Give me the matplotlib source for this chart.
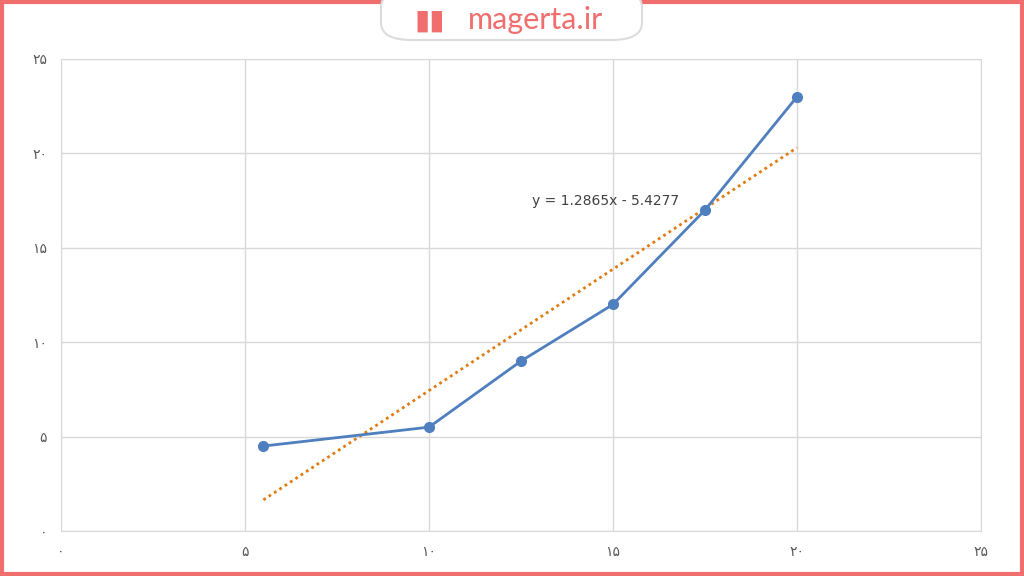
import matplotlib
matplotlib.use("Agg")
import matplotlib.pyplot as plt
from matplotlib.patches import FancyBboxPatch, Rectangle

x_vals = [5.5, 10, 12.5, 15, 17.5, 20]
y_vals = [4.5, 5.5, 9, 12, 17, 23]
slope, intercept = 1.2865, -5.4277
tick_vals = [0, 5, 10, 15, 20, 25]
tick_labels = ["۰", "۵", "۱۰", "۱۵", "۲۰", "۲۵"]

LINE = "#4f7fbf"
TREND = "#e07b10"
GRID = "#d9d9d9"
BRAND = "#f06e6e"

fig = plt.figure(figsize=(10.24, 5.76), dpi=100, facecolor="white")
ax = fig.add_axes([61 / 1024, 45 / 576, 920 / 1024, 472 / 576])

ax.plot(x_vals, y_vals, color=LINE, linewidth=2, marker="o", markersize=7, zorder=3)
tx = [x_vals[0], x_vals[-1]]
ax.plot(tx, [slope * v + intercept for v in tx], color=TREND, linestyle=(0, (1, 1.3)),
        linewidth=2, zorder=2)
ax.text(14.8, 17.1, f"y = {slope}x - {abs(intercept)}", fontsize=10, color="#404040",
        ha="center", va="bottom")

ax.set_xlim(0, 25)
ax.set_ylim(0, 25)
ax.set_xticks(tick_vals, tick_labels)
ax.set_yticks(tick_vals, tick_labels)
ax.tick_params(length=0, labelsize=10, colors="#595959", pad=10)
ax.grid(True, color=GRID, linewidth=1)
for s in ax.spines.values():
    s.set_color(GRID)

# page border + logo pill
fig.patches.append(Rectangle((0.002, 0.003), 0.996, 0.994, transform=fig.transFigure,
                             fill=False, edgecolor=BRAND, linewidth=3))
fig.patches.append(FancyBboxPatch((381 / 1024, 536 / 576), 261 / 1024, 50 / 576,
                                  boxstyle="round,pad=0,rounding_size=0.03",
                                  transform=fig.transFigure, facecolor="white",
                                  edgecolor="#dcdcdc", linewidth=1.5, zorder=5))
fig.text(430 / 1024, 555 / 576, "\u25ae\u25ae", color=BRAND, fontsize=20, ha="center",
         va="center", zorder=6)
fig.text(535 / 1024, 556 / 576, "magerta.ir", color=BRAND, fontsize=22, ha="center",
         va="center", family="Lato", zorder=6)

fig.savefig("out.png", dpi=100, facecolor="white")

» **TASK**
Write out exactly the lines between the start of the data and the line with "ax = fig.add_axes([61", including both, but none of the pictures.

» **RESPONSE TO THE TASK**
Give me the matplotlib source for this chart.
import matplotlib
matplotlib.use("Agg")
import matplotlib.pyplot as plt
from matplotlib.patches import FancyBboxPatch, Rectangle

x_vals = [5.5, 10, 12.5, 15, 17.5, 20]
y_vals = [4.5, 5.5, 9, 12, 17, 23]
slope, intercept = 1.2865, -5.4277
tick_vals = [0, 5, 10, 15, 20, 25]
tick_labels = ["۰", "۵", "۱۰", "۱۵", "۲۰", "۲۵"]

LINE = "#4f7fbf"
TREND = "#e07b10"
GRID = "#d9d9d9"
BRAND = "#f06e6e"

fig = plt.figure(figsize=(10.24, 5.76), dpi=100, facecolor="white")
ax = fig.add_axes([61 / 1024, 45 / 576, 920 / 1024, 472 / 576])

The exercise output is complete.